UC Irvine

Plasmonic nanostructures and nanoparticle assemblies with spatial symmetry breaking interact with right- and left-handed circularly polarized (RCP and LCP, respectively) lights differently. The difference between absorption of RCP and LCP by these nanostructures is called circular dichroism (CD). Compared to their molecular counterparts, broken symmetry nanostructures demonstrate orders of magnitude higher CDs, making them suitable for promising applications in photonic devices, such as circular polarizers and devices with negative refractive index, as well as in pharmaceutical sciences for enantioselectivity enhancement of chiral molecules. Although CD is useful information in characterization of these devices, since it is a far-field quantity, it cannot retrieve the underlying near-field interactions. Understanding the near-field interactions, however, is necessary in designing novel photonic devices with different applications. In this thesis, we investigate the near-field circular dichroic forces on plasmonic nanoparticle assemblies at nanoscale using photoinduced force microscopy (PiFM). We first introduce a PiFM technique based on gold nanoparticles (AuNPs) and silicon tip. Conventionally, gold-coated silicon tips are used in PiFM, which causes some anisotropy-induced distortions in the images because of the irregularities of gold grains on the silicon tip. This is especially important in CD studies as these asymmetries can create fake signals. Using AuNPs and silicon tip, we demonstrate much more accurate and distortion-free images, as well as an order of magnitude enhancement in signal-to-noise ratio. We then use this PiFM technique to study the near-field circular dichroic forces on different AuNP assemblies.
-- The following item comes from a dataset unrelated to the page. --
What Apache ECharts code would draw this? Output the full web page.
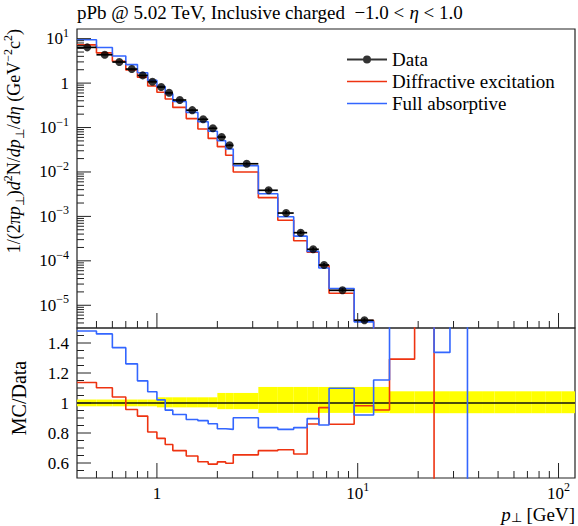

We show that while two different mirror-symmetric (structurally achiral) assemblies can have zero CD, their near-field circular dichroic force maps can be different depending on their rotational symmetry. We finally demonstrate a metasurface, made of broken symmetry ramp-shaped nanostructures, which exhibits giant CD at the visible frequencies using a simple fabrication technique based on gradient focused-ion beam milling, addressing complicated fabrication challenges to create 3-D asymmetric nanostructures.